Information provided:
● ● ●

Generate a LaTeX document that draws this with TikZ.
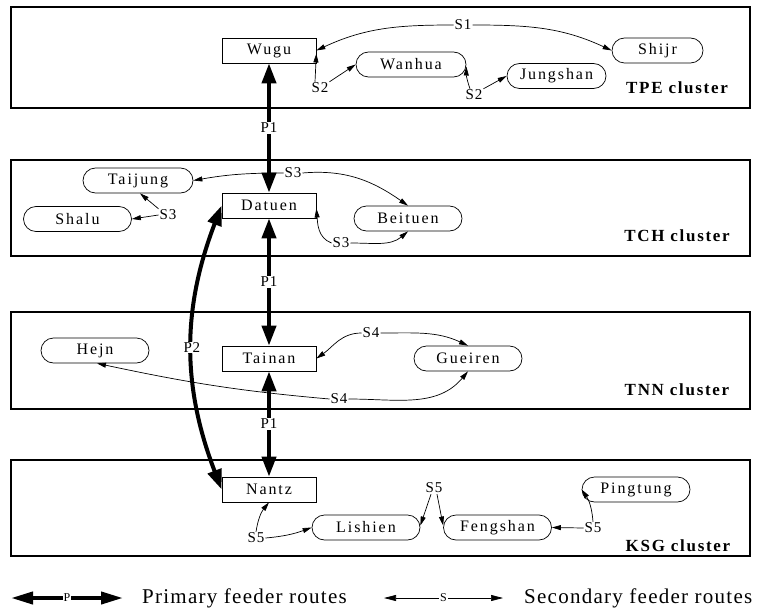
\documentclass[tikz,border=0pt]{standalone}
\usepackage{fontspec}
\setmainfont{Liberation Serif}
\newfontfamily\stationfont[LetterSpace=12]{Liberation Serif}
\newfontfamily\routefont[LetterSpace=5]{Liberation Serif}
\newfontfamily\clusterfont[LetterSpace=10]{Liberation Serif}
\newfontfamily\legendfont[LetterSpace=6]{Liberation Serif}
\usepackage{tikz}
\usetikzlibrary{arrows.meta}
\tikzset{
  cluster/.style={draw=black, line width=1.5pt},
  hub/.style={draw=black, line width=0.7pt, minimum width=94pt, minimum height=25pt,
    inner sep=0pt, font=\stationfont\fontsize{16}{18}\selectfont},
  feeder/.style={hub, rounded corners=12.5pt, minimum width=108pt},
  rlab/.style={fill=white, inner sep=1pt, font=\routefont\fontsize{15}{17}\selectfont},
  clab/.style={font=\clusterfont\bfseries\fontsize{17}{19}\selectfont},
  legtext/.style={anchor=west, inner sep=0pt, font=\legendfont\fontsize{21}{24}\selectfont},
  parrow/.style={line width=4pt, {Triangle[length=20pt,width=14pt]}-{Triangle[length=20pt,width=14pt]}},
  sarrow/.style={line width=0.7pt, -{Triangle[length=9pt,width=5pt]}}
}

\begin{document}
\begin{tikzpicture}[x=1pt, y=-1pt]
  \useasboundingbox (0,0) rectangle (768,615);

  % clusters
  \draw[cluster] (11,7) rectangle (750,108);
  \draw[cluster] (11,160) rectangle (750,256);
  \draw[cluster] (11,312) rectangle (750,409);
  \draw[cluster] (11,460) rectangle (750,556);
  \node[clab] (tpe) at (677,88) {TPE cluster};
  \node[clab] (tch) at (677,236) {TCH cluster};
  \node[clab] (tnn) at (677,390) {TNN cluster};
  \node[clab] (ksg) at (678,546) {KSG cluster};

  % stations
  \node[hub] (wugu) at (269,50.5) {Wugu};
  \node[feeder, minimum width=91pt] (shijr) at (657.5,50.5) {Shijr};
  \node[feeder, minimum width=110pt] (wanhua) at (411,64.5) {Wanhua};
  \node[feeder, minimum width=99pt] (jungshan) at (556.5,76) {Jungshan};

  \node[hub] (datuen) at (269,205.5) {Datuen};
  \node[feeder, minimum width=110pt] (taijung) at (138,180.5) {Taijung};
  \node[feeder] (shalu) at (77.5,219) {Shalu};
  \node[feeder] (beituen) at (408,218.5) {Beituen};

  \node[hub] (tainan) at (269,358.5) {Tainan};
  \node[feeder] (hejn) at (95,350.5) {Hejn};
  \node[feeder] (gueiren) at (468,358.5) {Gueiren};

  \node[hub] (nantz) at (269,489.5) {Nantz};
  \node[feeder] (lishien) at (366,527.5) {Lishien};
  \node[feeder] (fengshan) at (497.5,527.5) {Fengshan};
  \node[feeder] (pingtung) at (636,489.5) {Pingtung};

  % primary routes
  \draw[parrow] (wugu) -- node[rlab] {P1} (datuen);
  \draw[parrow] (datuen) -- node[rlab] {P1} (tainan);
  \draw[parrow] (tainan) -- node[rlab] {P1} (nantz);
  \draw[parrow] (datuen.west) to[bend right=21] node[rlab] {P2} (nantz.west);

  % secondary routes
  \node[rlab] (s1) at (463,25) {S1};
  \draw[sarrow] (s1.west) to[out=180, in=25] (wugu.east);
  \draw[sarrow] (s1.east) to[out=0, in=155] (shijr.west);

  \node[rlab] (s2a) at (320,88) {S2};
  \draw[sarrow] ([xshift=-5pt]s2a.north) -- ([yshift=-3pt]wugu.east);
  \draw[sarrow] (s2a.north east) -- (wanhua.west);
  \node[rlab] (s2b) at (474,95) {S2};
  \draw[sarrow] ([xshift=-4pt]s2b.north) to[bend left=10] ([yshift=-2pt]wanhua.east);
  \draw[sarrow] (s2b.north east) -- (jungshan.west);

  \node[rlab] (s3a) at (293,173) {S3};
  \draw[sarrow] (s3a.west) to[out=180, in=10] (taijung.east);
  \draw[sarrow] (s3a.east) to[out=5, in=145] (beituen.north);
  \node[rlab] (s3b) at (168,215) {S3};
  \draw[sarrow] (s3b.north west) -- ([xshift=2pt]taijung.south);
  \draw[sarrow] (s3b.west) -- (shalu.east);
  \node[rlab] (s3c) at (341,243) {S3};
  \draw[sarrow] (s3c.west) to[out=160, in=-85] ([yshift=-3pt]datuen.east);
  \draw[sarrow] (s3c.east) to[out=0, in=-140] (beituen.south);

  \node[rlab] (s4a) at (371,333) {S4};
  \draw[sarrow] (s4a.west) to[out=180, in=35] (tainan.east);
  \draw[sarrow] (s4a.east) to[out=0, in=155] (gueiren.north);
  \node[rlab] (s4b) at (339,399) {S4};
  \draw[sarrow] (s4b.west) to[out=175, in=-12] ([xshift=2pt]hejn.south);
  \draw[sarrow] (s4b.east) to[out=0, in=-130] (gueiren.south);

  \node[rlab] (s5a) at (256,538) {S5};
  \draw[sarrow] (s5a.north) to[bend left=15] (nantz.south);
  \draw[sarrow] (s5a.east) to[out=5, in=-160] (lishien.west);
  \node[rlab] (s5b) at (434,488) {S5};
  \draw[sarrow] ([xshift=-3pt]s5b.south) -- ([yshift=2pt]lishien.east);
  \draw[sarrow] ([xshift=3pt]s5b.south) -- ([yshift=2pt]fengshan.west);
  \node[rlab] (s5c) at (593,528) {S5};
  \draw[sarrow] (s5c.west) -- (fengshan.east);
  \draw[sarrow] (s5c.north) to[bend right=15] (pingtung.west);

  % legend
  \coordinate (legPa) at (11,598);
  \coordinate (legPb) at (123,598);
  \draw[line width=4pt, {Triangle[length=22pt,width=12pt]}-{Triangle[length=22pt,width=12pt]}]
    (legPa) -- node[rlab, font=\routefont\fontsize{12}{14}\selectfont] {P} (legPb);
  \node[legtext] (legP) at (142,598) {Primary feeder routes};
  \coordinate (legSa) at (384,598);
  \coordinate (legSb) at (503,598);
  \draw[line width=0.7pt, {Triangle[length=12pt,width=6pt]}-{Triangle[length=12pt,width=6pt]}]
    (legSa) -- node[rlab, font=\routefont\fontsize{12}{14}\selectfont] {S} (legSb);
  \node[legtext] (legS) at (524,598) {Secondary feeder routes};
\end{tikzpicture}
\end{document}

● ● ●

Exercise goal:
Print the whole listing above once more, word for word, without its pictures.

Exercise output:
Generate a LaTeX document that draws this with TikZ.
\documentclass[tikz,border=0pt]{standalone}
\usepackage{fontspec}
\setmainfont{Liberation Serif}
\newfontfamily\stationfont[LetterSpace=12]{Liberation Serif}
\newfontfamily\routefont[LetterSpace=5]{Liberation Serif}
\newfontfamily\clusterfont[LetterSpace=10]{Liberation Serif}
\newfontfamily\legendfont[LetterSpace=6]{Liberation Serif}
\usepackage{tikz}
\usetikzlibrary{arrows.meta}
\tikzset{
  cluster/.style={draw=black, line width=1.5pt},
  hub/.style={draw=black, line width=0.7pt, minimum width=94pt, minimum height=25pt,
    inner sep=0pt, font=\stationfont\fontsize{16}{18}\selectfont},
  feeder/.style={hub, rounded corners=12.5pt, minimum width=108pt},
  rlab/.style={fill=white, inner sep=1pt, font=\routefont\fontsize{15}{17}\selectfont},
  clab/.style={font=\clusterfont\bfseries\fontsize{17}{19}\selectfont},
  legtext/.style={anchor=west, inner sep=0pt, font=\legendfont\fontsize{21}{24}\selectfont},
  parrow/.style={line width=4pt, {Triangle[length=20pt,width=14pt]}-{Triangle[length=20pt,width=14pt]}},
  sarrow/.style={line width=0.7pt, -{Triangle[length=9pt,width=5pt]}}
}

\begin{document}
\begin{tikzpicture}[x=1pt, y=-1pt]
  \useasboundingbox (0,0) rectangle (768,615);

  % clusters
  \draw[cluster] (11,7) rectangle (750,108);
  \draw[cluster] (11,160) rectangle (750,256);
  \draw[cluster] (11,312) rectangle (750,409);
  \draw[cluster] (11,460) rectangle (750,556);
  \node[clab] (tpe) at (677,88) {TPE cluster};
  \node[clab] (tch) at (677,236) {TCH cluster};
  \node[clab] (tnn) at (677,390) {TNN cluster};
  \node[clab] (ksg) at (678,546) {KSG cluster};

  % stations
  \node[hub] (wugu) at (269,50.5) {Wugu};
  \node[feeder, minimum width=91pt] (shijr) at (657.5,50.5) {Shijr};
  \node[feeder, minimum width=110pt] (wanhua) at (411,64.5) {Wanhua};
  \node[feeder, minimum width=99pt] (jungshan) at (556.5,76) {Jungshan};

  \node[hub] (datuen) at (269,205.5) {Datuen};
  \node[feeder, minimum width=110pt] (taijung) at (138,180.5) {Taijung};
  \node[feeder] (shalu) at (77.5,219) {Shalu};
  \node[feeder] (beituen) at (408,218.5) {Beituen};

  \node[hub] (tainan) at (269,358.5) {Tainan};
  \node[feeder] (hejn) at (95,350.5) {Hejn};
  \node[feeder] (gueiren) at (468,358.5) {Gueiren};

  \node[hub] (nantz) at (269,489.5) {Nantz};
  \node[feeder] (lishien) at (366,527.5) {Lishien};
  \node[feeder] (fengshan) at (497.5,527.5) {Fengshan};
  \node[feeder] (pingtung) at (636,489.5) {Pingtung};

  % primary routes
  \draw[parrow] (wugu) -- node[rlab] {P1} (datuen);
  \draw[parrow] (datuen) -- node[rlab] {P1} (tainan);
  \draw[parrow] (tainan) -- node[rlab] {P1} (nantz);
  \draw[parrow] (datuen.west) to[bend right=21] node[rlab] {P2} (nantz.west);

  % secondary routes
  \node[rlab] (s1) at (463,25) {S1};
  \draw[sarrow] (s1.west) to[out=180, in=25] (wugu.east);
  \draw[sarrow] (s1.east) to[out=0, in=155] (shijr.west);

  \node[rlab] (s2a) at (320,88) {S2};
  \draw[sarrow] ([xshift=-5pt]s2a.north) -- ([yshift=-3pt]wugu.east);
  \draw[sarrow] (s2a.north east) -- (wanhua.west);
  \node[rlab] (s2b) at (474,95) {S2};
  \draw[sarrow] ([xshift=-4pt]s2b.north) to[bend left=10] ([yshift=-2pt]wanhua.east);
  \draw[sarrow] (s2b.north east) -- (jungshan.west);

  \node[rlab] (s3a) at (293,173) {S3};
  \draw[sarrow] (s3a.west) to[out=180, in=10] (taijung.east);
  \draw[sarrow] (s3a.east) to[out=5, in=145] (beituen.north);
  \node[rlab] (s3b) at (168,215) {S3};
  \draw[sarrow] (s3b.north west) -- ([xshift=2pt]taijung.south);
  \draw[sarrow] (s3b.west) -- (shalu.east);
  \node[rlab] (s3c) at (341,243) {S3};
  \draw[sarrow] (s3c.west) to[out=160, in=-85] ([yshift=-3pt]datuen.east);
  \draw[sarrow] (s3c.east) to[out=0, in=-140] (beituen.south);

  \node[rlab] (s4a) at (371,333) {S4};
  \draw[sarrow] (s4a.west) to[out=180, in=35] (tainan.east);
  \draw[sarrow] (s4a.east) to[out=0, in=155] (gueiren.north);
  \node[rlab] (s4b) at (339,399) {S4};
  \draw[sarrow] (s4b.west) to[out=175, in=-12] ([xshift=2pt]hejn.south);
  \draw[sarrow] (s4b.east) to[out=0, in=-130] (gueiren.south);

  \node[rlab] (s5a) at (256,538) {S5};
  \draw[sarrow] (s5a.north) to[bend left=15] (nantz.south);
  \draw[sarrow] (s5a.east) to[out=5, in=-160] (lishien.west);
  \node[rlab] (s5b) at (434,488) {S5};
  \draw[sarrow] ([xshift=-3pt]s5b.south) -- ([yshift=2pt]lishien.east);
  \draw[sarrow] ([xshift=3pt]s5b.south) -- ([yshift=2pt]fengshan.west);
  \node[rlab] (s5c) at (593,528) {S5};
  \draw[sarrow] (s5c.west) -- (fengshan.east);
  \draw[sarrow] (s5c.north) to[bend right=15] (pingtung.west);

  % legend
  \coordinate (legPa) at (11,598);
  \coordinate (legPb) at (123,598);
  \draw[line width=4pt, {Triangle[length=22pt,width=12pt]}-{Triangle[length=22pt,width=12pt]}]
    (legPa) -- node[rlab, font=\routefont\fontsize{12}{14}\selectfont] {P} (legPb);
  \node[legtext] (legP) at (142,598) {Primary feeder routes};
  \coordinate (legSa) at (384,598);
  \coordinate (legSb) at (503,598);
  \draw[line width=0.7pt, {Triangle[length=12pt,width=6pt]}-{Triangle[length=12pt,width=6pt]}]
    (legSa) -- node[rlab, font=\routefont\fontsize{12}{14}\selectfont] {S} (legSb);
  \node[legtext] (legS) at (524,598) {Secondary feeder routes};
\end{tikzpicture}
\end{document}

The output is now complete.